L’obesità non può essere considerata un solo fatto biologico o mentale ed è per questo che l’intervento elettivo, in ambito sanitario, è quello multidisciplinare.

In particolare, per quanto riguarda la psicologia, va segnalato un disturbo, ora riconosciuto dal DSM-5 (Manuale diagnostico e statistico dei disturbi mentali), il Binge Eating Disorder (Disturbo delle abbuffate compulsive) che spesso correla con l’obesità e che richiede un intervento specifico.

E ancora la psicologia ha dato e può dare un contributo sulla necessità di non stigmatizzare l’obesità in quanto la mancanza di “rispetto” porta a un aggravamento della patologia».

«Complessivamente mi sembra un articolo che stigmatizza il paziente obeso come unico colpevole della sua condizione», aggiunge Massimo Scacchi, Direttore U.O. Endocrinologia e Malattie del Metabolismo di Auxologico Piancavallo, «dimenticandosi della complessità della patogenesi di tale malattia».

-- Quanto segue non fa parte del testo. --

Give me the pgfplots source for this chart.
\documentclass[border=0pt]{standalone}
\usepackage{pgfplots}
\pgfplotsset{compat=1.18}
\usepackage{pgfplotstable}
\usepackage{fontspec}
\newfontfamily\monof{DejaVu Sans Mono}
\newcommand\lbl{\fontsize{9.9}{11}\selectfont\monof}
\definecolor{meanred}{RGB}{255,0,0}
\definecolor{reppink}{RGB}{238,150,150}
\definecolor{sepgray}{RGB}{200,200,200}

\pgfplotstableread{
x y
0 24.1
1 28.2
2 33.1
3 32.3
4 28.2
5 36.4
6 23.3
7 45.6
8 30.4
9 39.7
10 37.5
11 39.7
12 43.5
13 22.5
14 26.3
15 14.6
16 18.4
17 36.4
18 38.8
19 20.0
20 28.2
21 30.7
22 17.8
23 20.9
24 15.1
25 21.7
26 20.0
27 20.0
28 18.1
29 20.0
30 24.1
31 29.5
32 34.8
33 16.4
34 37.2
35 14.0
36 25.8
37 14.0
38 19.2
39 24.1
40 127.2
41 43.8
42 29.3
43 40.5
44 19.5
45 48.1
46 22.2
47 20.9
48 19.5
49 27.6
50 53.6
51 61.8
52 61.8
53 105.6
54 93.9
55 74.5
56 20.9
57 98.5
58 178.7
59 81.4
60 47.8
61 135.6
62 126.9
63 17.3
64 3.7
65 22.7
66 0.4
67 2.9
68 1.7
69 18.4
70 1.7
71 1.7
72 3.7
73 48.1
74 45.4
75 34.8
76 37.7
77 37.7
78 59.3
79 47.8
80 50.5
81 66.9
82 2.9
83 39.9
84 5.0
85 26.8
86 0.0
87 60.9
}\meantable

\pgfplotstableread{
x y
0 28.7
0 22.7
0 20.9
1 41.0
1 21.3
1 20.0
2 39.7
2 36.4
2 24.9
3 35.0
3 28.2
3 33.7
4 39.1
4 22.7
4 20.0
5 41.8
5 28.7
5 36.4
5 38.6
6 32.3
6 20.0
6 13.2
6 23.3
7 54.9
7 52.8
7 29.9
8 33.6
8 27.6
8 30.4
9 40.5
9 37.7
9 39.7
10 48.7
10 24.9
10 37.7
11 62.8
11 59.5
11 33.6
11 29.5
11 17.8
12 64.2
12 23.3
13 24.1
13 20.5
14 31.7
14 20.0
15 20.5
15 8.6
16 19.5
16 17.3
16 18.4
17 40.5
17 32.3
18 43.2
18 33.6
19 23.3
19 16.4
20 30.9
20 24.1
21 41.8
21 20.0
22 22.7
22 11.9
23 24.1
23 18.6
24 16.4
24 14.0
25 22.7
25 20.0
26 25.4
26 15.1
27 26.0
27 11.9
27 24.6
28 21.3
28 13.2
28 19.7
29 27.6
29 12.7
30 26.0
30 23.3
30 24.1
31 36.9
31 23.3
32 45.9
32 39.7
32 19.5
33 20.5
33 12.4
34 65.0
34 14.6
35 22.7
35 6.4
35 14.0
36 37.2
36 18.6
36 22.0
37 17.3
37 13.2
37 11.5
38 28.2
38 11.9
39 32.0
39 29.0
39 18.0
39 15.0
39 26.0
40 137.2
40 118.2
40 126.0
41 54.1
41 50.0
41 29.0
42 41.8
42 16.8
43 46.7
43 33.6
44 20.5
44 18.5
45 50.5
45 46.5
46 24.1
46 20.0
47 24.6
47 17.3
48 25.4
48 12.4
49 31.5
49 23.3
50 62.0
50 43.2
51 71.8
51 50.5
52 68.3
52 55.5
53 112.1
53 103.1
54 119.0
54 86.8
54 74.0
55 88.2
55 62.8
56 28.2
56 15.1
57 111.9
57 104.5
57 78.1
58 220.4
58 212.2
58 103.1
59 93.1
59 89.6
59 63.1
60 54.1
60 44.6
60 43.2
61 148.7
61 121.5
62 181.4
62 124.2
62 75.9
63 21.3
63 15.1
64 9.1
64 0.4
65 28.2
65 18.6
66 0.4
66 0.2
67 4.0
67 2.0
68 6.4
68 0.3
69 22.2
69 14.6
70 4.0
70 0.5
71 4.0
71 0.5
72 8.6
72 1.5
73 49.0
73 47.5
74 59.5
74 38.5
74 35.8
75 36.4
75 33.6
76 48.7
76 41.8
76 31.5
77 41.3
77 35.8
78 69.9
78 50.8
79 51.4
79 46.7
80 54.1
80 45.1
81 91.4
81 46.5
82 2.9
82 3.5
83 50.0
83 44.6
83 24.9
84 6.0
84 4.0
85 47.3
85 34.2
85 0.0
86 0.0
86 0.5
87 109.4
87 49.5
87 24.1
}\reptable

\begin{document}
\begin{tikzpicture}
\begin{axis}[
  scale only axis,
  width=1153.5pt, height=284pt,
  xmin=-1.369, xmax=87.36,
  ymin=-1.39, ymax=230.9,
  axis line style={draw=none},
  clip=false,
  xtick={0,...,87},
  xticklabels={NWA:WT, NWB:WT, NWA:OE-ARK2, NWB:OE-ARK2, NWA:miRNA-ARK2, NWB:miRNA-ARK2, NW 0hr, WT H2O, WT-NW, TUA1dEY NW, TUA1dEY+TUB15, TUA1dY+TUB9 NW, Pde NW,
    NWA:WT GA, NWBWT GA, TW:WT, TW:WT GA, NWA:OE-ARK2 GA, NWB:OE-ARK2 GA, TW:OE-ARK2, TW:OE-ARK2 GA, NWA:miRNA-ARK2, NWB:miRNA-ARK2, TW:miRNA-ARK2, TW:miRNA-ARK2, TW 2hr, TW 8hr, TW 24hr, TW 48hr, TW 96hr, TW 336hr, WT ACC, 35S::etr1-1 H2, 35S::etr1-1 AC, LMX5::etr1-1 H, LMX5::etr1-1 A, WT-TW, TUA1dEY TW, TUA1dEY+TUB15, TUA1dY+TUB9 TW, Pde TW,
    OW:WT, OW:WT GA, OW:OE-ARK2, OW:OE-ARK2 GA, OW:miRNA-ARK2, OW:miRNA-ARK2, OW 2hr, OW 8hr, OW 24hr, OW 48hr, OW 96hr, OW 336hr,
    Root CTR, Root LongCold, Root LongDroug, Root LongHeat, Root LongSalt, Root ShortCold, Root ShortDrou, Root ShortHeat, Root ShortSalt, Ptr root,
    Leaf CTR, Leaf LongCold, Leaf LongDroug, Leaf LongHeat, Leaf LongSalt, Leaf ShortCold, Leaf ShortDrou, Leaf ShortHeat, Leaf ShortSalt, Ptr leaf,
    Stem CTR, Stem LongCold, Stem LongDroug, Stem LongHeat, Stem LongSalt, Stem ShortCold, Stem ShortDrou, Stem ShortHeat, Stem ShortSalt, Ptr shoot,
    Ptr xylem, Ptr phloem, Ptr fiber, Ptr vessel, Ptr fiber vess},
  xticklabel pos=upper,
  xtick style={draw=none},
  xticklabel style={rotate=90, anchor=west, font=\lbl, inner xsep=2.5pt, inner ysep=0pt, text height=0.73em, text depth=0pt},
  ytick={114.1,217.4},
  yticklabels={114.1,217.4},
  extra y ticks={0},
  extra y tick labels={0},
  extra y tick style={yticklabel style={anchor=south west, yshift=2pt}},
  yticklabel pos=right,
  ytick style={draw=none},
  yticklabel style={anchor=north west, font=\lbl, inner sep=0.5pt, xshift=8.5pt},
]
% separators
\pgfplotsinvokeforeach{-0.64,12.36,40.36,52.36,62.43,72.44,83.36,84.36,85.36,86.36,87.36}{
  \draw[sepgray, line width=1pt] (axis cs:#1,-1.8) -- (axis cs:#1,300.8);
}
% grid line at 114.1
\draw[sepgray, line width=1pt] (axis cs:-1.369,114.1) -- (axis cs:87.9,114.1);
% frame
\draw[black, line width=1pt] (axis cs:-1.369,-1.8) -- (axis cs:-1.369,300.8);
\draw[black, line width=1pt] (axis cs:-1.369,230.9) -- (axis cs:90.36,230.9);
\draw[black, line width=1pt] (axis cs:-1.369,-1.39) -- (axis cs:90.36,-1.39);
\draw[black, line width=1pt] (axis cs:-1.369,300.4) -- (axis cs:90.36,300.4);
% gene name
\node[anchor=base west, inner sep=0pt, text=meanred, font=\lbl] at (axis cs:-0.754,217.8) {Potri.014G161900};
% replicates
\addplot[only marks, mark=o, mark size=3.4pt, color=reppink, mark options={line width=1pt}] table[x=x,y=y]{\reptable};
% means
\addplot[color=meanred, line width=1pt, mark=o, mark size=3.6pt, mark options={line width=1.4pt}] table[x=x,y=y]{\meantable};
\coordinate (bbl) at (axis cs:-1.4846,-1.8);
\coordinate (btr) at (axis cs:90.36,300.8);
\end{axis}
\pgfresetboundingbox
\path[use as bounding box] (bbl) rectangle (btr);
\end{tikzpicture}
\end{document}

«È opportuno ricordare che l’iperalimentazione che caratterizza l’obeso», spiega Cecilia Invitti, direttore del Centro e del laboratorio di ricerche sull’obesita - Auxologico Ariosto «è spesso espressione di alterazione dei neurotrasmettitori che regolano la fame di origine in parte genetica ed in parte conseguente all’ambiente.

Questo è il motivo per cui negli stati Uniti e anche in Italia l’obesità è considerata una malattia cronica. Purtroppo come tutte le malattie croniche non guarisce ma può essere prevenuta e possono essere tenute sotto controllo le dannose conseguenze cliniche».